* **Work to do**
The listing below holds pictures; exclude them. Return exactly the lines from the one with "Write the matplotlib code for this chart." through the one with "88.36, 88.38, 88.39]".

--- Begin Records for the exercise ---

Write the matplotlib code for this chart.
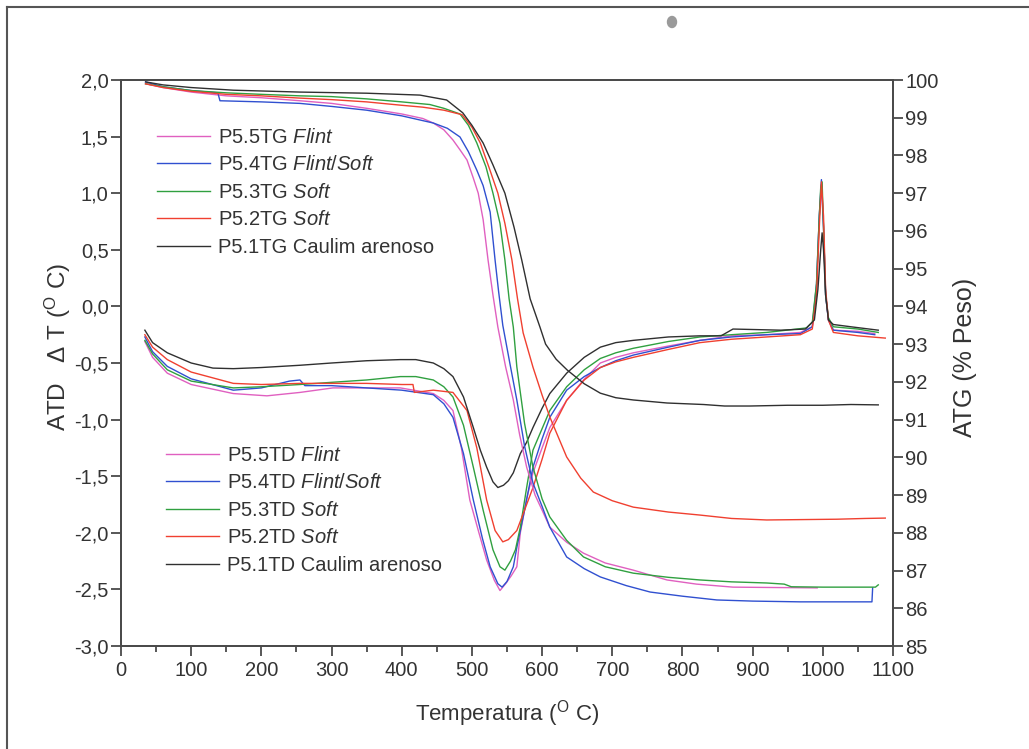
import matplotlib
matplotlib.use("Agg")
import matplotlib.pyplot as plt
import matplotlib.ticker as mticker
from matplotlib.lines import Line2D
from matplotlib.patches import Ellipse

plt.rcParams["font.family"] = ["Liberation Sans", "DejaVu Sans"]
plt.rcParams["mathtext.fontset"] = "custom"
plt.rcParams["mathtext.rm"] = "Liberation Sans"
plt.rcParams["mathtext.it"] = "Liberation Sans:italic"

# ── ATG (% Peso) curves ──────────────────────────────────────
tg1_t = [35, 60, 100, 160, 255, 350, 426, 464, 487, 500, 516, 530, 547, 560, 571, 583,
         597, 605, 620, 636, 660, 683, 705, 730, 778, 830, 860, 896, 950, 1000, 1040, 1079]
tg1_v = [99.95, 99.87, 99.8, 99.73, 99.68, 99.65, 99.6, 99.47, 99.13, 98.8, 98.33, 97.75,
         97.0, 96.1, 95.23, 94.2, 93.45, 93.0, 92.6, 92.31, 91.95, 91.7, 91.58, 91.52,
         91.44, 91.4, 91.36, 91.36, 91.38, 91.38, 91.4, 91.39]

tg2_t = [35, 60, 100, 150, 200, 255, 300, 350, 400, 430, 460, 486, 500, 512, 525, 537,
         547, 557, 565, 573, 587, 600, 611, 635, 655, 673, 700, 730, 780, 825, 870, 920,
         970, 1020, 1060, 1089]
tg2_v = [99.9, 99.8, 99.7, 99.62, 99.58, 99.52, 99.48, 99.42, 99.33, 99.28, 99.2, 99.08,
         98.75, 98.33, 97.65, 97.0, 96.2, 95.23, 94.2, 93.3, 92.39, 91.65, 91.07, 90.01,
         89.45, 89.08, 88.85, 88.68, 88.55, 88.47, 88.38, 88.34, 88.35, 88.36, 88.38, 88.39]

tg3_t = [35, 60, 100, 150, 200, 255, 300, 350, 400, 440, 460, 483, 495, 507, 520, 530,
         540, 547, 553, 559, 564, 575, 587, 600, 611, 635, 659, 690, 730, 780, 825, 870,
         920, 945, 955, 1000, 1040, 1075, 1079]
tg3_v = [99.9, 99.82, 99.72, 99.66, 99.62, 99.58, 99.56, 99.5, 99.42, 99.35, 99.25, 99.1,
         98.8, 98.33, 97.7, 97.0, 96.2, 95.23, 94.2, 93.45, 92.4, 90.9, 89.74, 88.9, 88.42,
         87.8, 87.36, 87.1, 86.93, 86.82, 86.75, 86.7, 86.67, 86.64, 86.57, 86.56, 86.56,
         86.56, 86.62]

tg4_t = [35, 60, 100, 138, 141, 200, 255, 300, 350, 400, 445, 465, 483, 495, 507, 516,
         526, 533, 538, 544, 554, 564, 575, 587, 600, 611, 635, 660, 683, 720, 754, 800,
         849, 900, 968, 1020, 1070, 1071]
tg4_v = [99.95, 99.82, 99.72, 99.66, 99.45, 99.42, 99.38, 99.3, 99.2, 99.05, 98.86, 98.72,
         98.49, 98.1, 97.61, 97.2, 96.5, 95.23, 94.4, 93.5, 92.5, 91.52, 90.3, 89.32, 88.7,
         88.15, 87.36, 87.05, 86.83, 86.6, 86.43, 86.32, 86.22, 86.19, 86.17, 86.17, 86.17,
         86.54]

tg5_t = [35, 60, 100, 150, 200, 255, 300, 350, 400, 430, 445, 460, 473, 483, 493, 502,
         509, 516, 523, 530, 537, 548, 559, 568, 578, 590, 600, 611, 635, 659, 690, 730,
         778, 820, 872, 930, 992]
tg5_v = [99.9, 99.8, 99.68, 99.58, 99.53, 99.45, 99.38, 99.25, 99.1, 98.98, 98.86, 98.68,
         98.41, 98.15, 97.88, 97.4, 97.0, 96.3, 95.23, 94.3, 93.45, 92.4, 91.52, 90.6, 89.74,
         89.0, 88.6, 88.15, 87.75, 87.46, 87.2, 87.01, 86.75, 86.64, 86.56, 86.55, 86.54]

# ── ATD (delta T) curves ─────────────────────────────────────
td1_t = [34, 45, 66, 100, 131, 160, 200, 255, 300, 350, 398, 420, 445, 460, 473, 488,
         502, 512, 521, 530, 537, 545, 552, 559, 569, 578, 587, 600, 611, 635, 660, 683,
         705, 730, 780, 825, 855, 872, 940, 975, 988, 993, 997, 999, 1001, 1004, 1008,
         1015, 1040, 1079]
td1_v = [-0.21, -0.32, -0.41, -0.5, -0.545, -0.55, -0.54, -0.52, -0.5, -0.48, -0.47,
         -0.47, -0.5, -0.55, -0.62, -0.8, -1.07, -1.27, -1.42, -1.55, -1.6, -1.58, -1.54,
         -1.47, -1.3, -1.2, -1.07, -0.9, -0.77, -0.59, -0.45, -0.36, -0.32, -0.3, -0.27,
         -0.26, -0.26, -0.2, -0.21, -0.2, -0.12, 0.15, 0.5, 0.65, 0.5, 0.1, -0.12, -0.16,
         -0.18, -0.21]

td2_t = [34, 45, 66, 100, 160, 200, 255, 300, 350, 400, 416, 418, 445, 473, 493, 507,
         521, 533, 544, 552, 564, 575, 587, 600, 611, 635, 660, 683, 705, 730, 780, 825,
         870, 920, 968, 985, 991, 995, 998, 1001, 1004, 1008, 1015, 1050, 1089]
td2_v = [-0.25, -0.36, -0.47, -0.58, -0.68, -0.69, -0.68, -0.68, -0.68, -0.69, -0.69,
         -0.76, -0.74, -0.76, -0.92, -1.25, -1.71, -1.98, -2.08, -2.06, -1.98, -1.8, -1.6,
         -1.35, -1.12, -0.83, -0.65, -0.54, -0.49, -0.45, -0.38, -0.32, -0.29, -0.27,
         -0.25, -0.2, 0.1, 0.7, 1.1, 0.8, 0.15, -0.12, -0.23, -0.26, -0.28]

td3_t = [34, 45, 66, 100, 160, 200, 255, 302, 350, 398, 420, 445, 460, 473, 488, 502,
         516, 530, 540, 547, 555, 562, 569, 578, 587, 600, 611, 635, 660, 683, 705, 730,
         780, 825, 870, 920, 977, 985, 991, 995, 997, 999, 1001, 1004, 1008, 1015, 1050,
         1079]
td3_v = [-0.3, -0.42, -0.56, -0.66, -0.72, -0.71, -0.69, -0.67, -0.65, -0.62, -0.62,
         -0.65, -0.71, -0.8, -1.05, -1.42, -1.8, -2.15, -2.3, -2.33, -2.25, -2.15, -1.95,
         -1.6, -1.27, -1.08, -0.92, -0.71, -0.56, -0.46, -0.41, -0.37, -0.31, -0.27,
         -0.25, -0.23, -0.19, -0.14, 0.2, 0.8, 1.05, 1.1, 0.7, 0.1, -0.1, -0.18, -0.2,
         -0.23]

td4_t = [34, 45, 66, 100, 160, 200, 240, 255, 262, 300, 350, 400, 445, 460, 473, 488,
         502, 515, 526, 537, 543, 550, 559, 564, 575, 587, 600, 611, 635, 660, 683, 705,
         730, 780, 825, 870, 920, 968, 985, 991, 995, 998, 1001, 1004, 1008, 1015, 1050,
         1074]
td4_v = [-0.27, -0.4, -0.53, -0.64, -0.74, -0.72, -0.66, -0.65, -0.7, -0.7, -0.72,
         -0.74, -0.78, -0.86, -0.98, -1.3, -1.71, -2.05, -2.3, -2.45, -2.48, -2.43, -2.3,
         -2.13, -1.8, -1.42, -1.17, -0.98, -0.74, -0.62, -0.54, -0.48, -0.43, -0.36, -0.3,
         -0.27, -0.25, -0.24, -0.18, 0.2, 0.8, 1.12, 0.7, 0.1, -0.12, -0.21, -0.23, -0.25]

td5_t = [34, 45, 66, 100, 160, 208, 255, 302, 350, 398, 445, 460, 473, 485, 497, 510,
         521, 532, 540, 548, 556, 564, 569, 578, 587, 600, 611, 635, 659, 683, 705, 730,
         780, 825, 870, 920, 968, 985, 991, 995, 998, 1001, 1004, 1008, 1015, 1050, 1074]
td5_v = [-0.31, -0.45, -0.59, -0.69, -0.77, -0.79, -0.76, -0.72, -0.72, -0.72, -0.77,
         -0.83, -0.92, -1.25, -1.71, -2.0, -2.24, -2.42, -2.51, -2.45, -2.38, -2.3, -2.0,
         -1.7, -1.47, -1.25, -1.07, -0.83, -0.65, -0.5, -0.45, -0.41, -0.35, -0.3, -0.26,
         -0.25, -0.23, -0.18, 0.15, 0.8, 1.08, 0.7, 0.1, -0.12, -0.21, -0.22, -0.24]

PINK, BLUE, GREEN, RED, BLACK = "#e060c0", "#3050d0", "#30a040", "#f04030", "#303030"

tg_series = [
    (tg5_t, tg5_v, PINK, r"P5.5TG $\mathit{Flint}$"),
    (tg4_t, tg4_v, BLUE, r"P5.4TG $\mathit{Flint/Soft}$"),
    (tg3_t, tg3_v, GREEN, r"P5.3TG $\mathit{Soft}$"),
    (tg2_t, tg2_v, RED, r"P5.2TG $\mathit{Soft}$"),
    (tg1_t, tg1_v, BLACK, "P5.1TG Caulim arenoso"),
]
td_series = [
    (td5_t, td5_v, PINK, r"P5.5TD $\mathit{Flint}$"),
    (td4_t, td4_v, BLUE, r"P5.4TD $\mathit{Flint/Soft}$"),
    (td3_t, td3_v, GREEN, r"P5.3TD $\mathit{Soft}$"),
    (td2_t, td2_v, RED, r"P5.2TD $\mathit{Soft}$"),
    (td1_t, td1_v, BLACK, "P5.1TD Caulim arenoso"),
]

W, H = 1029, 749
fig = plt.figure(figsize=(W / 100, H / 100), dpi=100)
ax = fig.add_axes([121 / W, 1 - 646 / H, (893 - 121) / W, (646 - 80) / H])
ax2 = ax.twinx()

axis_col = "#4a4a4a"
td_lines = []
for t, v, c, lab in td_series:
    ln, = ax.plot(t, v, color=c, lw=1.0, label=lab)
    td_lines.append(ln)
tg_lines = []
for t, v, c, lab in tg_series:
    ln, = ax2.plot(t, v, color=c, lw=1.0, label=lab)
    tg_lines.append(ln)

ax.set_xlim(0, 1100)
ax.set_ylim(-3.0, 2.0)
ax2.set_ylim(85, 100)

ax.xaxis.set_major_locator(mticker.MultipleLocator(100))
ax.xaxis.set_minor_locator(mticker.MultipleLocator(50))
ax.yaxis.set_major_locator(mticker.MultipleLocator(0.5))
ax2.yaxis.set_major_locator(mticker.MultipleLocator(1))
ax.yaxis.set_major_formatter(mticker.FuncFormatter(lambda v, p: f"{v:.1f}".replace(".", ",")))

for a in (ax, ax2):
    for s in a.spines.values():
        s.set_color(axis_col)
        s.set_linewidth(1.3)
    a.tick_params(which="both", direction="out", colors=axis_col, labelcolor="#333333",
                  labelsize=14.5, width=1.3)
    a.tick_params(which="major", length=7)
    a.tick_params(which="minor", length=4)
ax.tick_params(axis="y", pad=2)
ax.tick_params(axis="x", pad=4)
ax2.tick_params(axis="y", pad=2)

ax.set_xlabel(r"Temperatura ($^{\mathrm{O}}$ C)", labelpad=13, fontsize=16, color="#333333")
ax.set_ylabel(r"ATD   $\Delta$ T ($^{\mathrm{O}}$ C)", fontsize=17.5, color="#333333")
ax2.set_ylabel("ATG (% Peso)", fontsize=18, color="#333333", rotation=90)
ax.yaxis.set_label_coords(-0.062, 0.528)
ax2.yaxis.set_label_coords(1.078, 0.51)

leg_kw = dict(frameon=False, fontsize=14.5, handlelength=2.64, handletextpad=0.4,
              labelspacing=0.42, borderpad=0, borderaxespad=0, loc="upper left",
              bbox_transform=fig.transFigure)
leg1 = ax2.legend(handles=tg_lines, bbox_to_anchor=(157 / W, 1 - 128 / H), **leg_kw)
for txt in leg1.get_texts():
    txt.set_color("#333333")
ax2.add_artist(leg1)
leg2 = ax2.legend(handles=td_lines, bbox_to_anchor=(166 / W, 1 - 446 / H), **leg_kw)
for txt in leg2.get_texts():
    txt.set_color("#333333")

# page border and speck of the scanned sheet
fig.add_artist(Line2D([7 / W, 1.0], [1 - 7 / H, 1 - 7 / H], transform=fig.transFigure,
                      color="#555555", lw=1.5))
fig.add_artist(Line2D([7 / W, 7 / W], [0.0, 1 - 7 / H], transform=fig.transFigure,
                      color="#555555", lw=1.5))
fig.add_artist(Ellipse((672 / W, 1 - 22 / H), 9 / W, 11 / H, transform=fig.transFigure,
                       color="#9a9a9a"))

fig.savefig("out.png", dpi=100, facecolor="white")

--- End Records for the exercise ---
--- Begin Records for the exercise ---

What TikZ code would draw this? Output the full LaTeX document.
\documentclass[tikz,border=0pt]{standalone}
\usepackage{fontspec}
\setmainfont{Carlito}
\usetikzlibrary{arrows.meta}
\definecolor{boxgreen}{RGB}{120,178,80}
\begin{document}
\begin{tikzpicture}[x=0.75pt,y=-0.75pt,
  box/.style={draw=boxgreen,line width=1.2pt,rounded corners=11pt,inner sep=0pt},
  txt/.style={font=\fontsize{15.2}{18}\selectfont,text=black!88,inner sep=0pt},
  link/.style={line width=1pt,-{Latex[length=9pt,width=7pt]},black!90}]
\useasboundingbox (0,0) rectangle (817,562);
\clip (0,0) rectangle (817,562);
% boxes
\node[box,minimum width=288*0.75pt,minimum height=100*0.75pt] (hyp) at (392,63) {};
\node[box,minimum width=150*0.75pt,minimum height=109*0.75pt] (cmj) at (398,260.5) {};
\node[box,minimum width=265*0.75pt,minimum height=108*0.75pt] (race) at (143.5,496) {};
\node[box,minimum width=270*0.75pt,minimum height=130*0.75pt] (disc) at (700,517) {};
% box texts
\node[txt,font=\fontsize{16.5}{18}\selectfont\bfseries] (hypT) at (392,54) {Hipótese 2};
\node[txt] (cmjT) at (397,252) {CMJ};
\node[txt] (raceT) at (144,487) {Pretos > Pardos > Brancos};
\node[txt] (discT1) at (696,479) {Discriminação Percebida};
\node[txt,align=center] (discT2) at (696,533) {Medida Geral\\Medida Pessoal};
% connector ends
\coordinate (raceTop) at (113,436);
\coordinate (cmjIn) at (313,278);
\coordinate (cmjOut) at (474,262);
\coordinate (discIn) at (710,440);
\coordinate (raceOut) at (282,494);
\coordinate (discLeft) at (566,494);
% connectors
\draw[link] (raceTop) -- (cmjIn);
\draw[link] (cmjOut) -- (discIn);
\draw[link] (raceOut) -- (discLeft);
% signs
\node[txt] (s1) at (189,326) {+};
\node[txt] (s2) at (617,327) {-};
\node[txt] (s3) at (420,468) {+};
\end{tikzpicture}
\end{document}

--- End Records for the exercise ---

* **Exercise solution**
Write the matplotlib code for this chart.
import matplotlib
matplotlib.use("Agg")
import matplotlib.pyplot as plt
import matplotlib.ticker as mticker
from matplotlib.lines import Line2D
from matplotlib.patches import Ellipse

plt.rcParams["font.family"] = ["Liberation Sans", "DejaVu Sans"]
plt.rcParams["mathtext.fontset"] = "custom"
plt.rcParams["mathtext.rm"] = "Liberation Sans"
plt.rcParams["mathtext.it"] = "Liberation Sans:italic"

# ── ATG (% Peso) curves ──────────────────────────────────────
tg1_t = [35, 60, 100, 160, 255, 350, 426, 464, 487, 500, 516, 530, 547, 560, 571, 583,
         597, 605, 620, 636, 660, 683, 705, 730, 778, 830, 860, 896, 950, 1000, 1040, 1079]
tg1_v = [99.95, 99.87, 99.8, 99.73, 99.68, 99.65, 99.6, 99.47, 99.13, 98.8, 98.33, 97.75,
         97.0, 96.1, 95.23, 94.2, 93.45, 93.0, 92.6, 92.31, 91.95, 91.7, 91.58, 91.52,
         91.44, 91.4, 91.36, 91.36, 91.38, 91.38, 91.4, 91.39]

tg2_t = [35, 60, 100, 150, 200, 255, 300, 350, 400, 430, 460, 486, 500, 512, 525, 537,
         547, 557, 565, 573, 587, 600, 611, 635, 655, 673, 700, 730, 780, 825, 870, 920,
         970, 1020, 1060, 1089]
tg2_v = [99.9, 99.8, 99.7, 99.62, 99.58, 99.52, 99.48, 99.42, 99.33, 99.28, 99.2, 99.08,
         98.75, 98.33, 97.65, 97.0, 96.2, 95.23, 94.2, 93.3, 92.39, 91.65, 91.07, 90.01,
         89.45, 89.08, 88.85, 88.68, 88.55, 88.47, 88.38, 88.34, 88.35, 88.36, 88.38, 88.39]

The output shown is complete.